*WORK INSTRUCTIONS:* Retype, please, the listing from its opening line through the line that contains "const csSolidErr = [3.4, 3.4, 3.4, 3.5];", both included, without the pictures.

*INFORMATION PROVIDED:*

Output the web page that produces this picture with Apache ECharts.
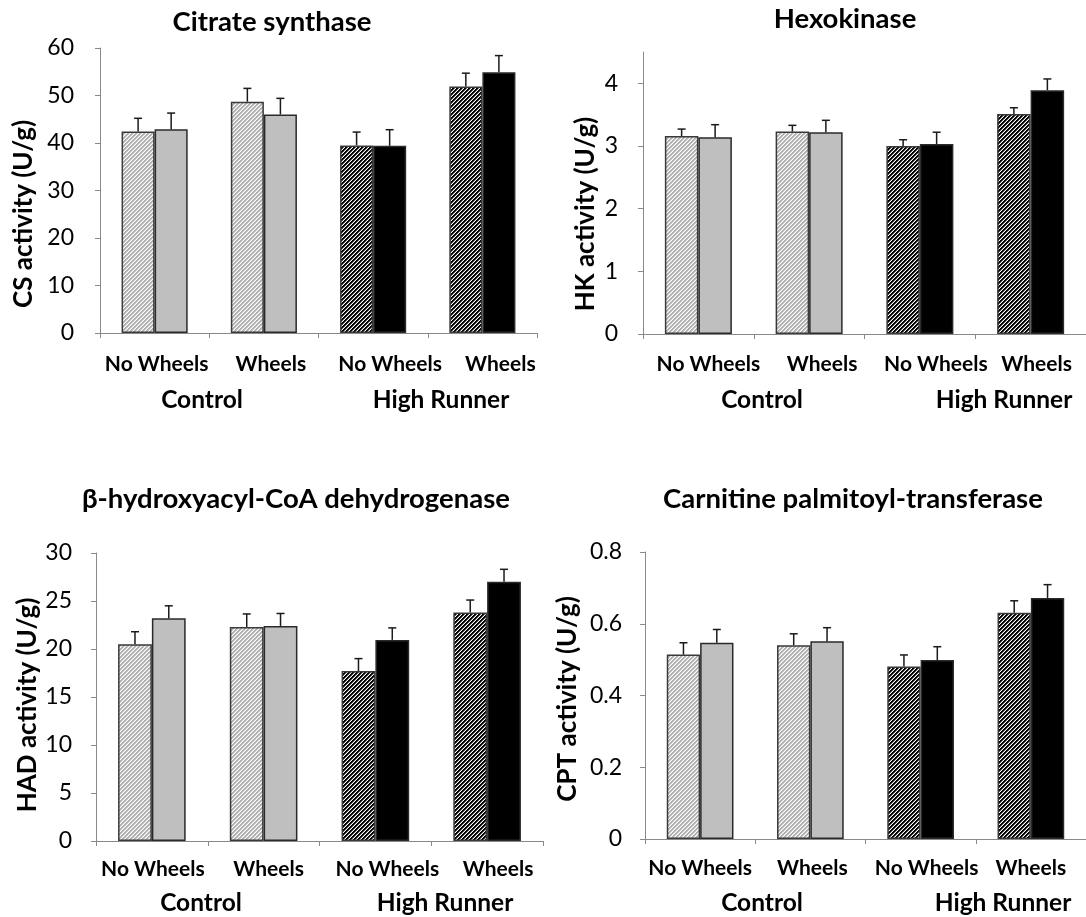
<!DOCTYPE html>
<html><head><meta charset="utf-8">
<script src="https://cdn.jsdelivr.net/npm/echarts@6/dist/echarts.min.js"></script>
<style>html,body{margin:0;padding:0;background:#fff}#c{width:1086px;height:917px}</style>
</head><body><div id="c"></div>
<script>
// ---- data ----
const categories = ['No Wheels', 'Wheels', 'No Wheels', 'Wheels'];
const groupLabels = ['Control', 'High Runner'];
const panelTitles = ['Citrate synthase', 'Hexokinase', 'β-hydroxyacyl-CoA dehydrogenase', 'Carnitine palmitoyl-transferase'];
const yNames = ['CS activity (U/g)', 'HK activity (U/g)', 'HAD activity (U/g)', 'CPT activity (U/g)'];

const csHatched = [42.4, 48.7, 39.5, 51.9];
const csHatchedErr = [2.8, 2.8, 2.8, 2.8];
const csSolid = [42.9, 46.0, 39.4, 54.9];
const csSolidErr = [3.4, 3.4, 3.4, 3.5];

const hkHatched = [3.16, 3.23, 3.00, 3.51];
const hkHatchedErr = [0.11, 0.10, 0.10, 0.10];
const hkSolid = [3.14, 3.22, 3.03, 3.89];
const hkSolidErr = [0.20, 0.19, 0.19, 0.18];

const hadHatched = [20.5, 22.3, 17.7, 23.8];
const hadHatchedErr = [1.3, 1.35, 1.3, 1.3];
const hadSolid = [23.2, 22.4, 20.95, 27.0];
const hadSolidErr = [1.3, 1.3, 1.25, 1.3];

const cptHatched = [0.514, 0.540, 0.481, 0.631];
const cptHatchedErr = [0.033, 0.032, 0.032, 0.033];
const cptSolid = [0.547, 0.551, 0.499, 0.672];
const cptSolidErr = [0.037, 0.038, 0.037, 0.037];

const csTicks = [0, 10, 20, 30, 40, 50, 60];
const hkTicks = [0, 1, 2, 3, 4];
const hadTicks = [0, 5, 10, 15, 20, 25, 30];
const cptTicks = [0, 0.2, 0.4, 0.6, 0.8];

// ---- styles / layout ----
const FONT = 'Lato';
const CAT_GAP = 0.395;
function hatch(fg, mid) {
  const c = document.createElement('canvas');
  c.width = 4; c.height = 4;
  const ctx = c.getContext('2d');
  ctx.fillStyle = '#fff'; ctx.fillRect(0, 0, 4, 4);
  for (let y = 0; y < 4; y++) for (let x = 0; x < 4; x++) {
    const r = (x + y) % 4;
    if (r < 2) { ctx.fillStyle = fg; ctx.fillRect(x, y, 1, 1); }
    else if (r === 2) { ctx.fillStyle = mid; ctx.fillRect(x, y, 1, 1); }
  }
  return c;
}
const lightHatch = { image: hatch('#b0b0b0', '#d6d6d6'), repeat: 'repeat' };
const darkHatch = { image: hatch('#000000', '#6a6a6a'), repeat: 'repeat' };
const hatchColors = [lightHatch, lightHatch, darkHatch, darkHatch];
const solidColors = ['#bfbfbf', '#bfbfbf', '#000000', '#000000'];

const panels = [
  { grid: { left: 100, top: 48, width: 437, height: 285 }, max: 60, interval: 10, ticks: csTicks,
    h: csHatched, he: csHatchedErr, s: csSolid, se: csSolidErr,
    title: [272, 22], yname: [24, 214], ymargin: 26, xmargin: 21, shift: [2, 7, 17, 18], groupX: [202, 441], groupY: 400 },
  { grid: { left: 643, top: 52, width: 448, height: 282 }, max: 4.5, interval: 1, ticks: hkTicks,
    h: hkHatched, he: hkHatchedErr, s: hkSolid, se: hkSolidErr,
    title: [845, 19], yname: [586, 214], ymargin: 25, xmargin: 20, shift: [10, 13, 16, 6], groupX: [762, 1004], groupY: 400 },
  { grid: { left: 96, top: 553, width: 447, height: 288 }, max: 30, interval: 5, ticks: hadTicks,
    h: hadHatched, he: hadHatchedErr, s: hadSolid, se: hadSolidErr,
    title: [296, 499], yname: [28, 705], ymargin: 24, xmargin: 18, shift: [1, 5, 12, 11], groupX: [201, 445], groupY: 903 },
  { grid: { left: 645, top: 552, width: 446, height: 287 }, max: 0.8, interval: 0.2, ticks: cptTicks,
    h: cptHatched, he: cptHatchedErr, s: cptSolid, se: cptSolidErr,
    title: [853, 499], yname: [568, 699], ymargin: 23, xmargin: 19, shift: [0, 2, 6, 0], groupX: [762, 1003], groupY: 903 }
];

const axisGray = '#898989';
const grids = [], xAxes = [], yAxes = [], series = [], graphics = [];

function errRender(side) {
  return function (params, api) {
    const x = api.value(0), v = api.value(1), e = api.value(2);
    const base = api.coord([x, v]);
    const top = api.coord([x, v + e]);
    const band = api.size([1, 0])[0];
    const bw = band * (1 - CAT_GAP) / 2;
    const cx = base[0] + side * bw / 2;
    const st = { stroke: '#1a1a1a', lineWidth: 1.5 };
    return { type: 'group', children: [
      { type: 'line', shape: { x1: cx, y1: base[1], x2: cx, y2: top[1] }, style: st },
      { type: 'line', shape: { x1: cx - 4, y1: top[1], x2: cx + 4, y2: top[1] }, style: st }
    ] };
  };
}

panels.forEach((p, i) => {
  grids.push(Object.assign({ containLabel: false }, p.grid));
  const rich = {};
  p.shift.forEach((s, k) => {
    rich['s' + k] = { fontFamily: FONT, fontWeight: 'bold', fontSize: 21, lineHeight: 21, color: '#000',
      padding: s >= 0 ? [0, 0, 0, 2 * s] : [0, -2 * s, 0, 0] };
  });
  xAxes.push({
    type: 'category', gridIndex: i, data: categories,
    axisLine: { lineStyle: { color: axisGray, width: 1 } },
    axisTick: { show: true, length: 5, lineStyle: { color: axisGray } },
    axisLabel: { interval: 0, hideOverlap: false, margin: p.xmargin,
      formatter: (val, idx) => '{s' + idx + '|' + val + '}', rich: rich }
  });
  yAxes.push({
    type: 'value', gridIndex: i, min: 0, max: p.max, interval: p.interval,
    splitLine: { show: false },
    axisLine: { show: true, lineStyle: { color: axisGray, width: 1 } },
    axisTick: { show: true, length: 5, customValues: p.ticks, lineStyle: { color: axisGray } },
    axisLabel: { customValues: p.ticks, margin: p.ymargin, fontFamily: FONT, fontSize: 23, color: '#000' }
  });
  series.push({
    type: 'bar', xAxisIndex: i, yAxisIndex: i, barGap: '0%', barCategoryGap: (CAT_GAP * 100) + '%',
    data: p.h.map((v, k) => ({ value: v, itemStyle: { color: hatchColors[k] } })),
    itemStyle: { borderColor: '#3a3a3a', borderWidth: 1.5 }, z: 2, silent: true
  });
  series.push({
    type: 'bar', xAxisIndex: i, yAxisIndex: i, barGap: '0%', barCategoryGap: (CAT_GAP * 100) + '%',
    data: p.s.map((v, k) => ({ value: v, itemStyle: { color: solidColors[k] } })),
    itemStyle: { borderColor: '#2a2a2a', borderWidth: 1.5 }, z: 2, silent: true
  });
  series.push({
    type: 'custom', xAxisIndex: i, yAxisIndex: i, renderItem: errRender(-1), z: 3, silent: true,
    encode: { x: 0, y: 1 }, data: p.h.map((v, k) => [k, v, p.he[k]])
  });
  series.push({
    type: 'custom', xAxisIndex: i, yAxisIndex: i, renderItem: errRender(1), z: 3, silent: true,
    encode: { x: 0, y: 1 }, data: p.s.map((v, k) => [k, v, p.se[k]])
  });
  graphics.push({ type: 'text', x: p.title[0], y: p.title[1], style: { text: panelTitles[i], fontFamily: FONT,
    fontWeight: 'bold', fontSize: 27.5, fill: '#000', align: 'center', verticalAlign: 'middle' } });
  graphics.push({ type: 'text', x: p.yname[0], y: p.yname[1], rotation: Math.PI / 2, style: { text: yNames[i], fontFamily: FONT,
    fontWeight: 'bold', fontSize: 26, fill: '#000', align: 'center', verticalAlign: 'middle' } });
  groupLabels.forEach((g, k) => {
    graphics.push({ type: 'text', x: p.groupX[k], y: p.groupY, style: { text: g, fontFamily: FONT,
      fontWeight: 'bold', fontSize: 24.5, fill: '#000', align: 'center', verticalAlign: 'middle' } });
  });
});

const chart = echarts.init(document.getElementById('c'), null, { renderer: 'canvas' });
chart.setOption({
  animation: false,
  backgroundColor: '#fff',
  textStyle: { fontFamily: FONT },
  grid: grids, xAxis: xAxes, yAxis: yAxes, series: series, graphic: graphics
});
</script></body></html>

*ANSWER:*
Output the web page that produces this picture with Apache ECharts.
<!DOCTYPE html>
<html><head><meta charset="utf-8">
<script src="https://cdn.jsdelivr.net/npm/echarts@6/dist/echarts.min.js"></script>
<style>html,body{margin:0;padding:0;background:#fff}#c{width:1086px;height:917px}</style>
</head><body><div id="c"></div>
<script>
// ---- data ----
const categories = ['No Wheels', 'Wheels', 'No Wheels', 'Wheels'];
const groupLabels = ['Control', 'High Runner'];
const panelTitles = ['Citrate synthase', 'Hexokinase', 'β-hydroxyacyl-CoA dehydrogenase', 'Carnitine palmitoyl-transferase'];
const yNames = ['CS activity (U/g)', 'HK activity (U/g)', 'HAD activity (U/g)', 'CPT activity (U/g)'];

const csHatched = [42.4, 48.7, 39.5, 51.9];
const csHatchedErr = [2.8, 2.8, 2.8, 2.8];
const csSolid = [42.9, 46.0, 39.4, 54.9];
const csSolidErr = [3.4, 3.4, 3.4, 3.5];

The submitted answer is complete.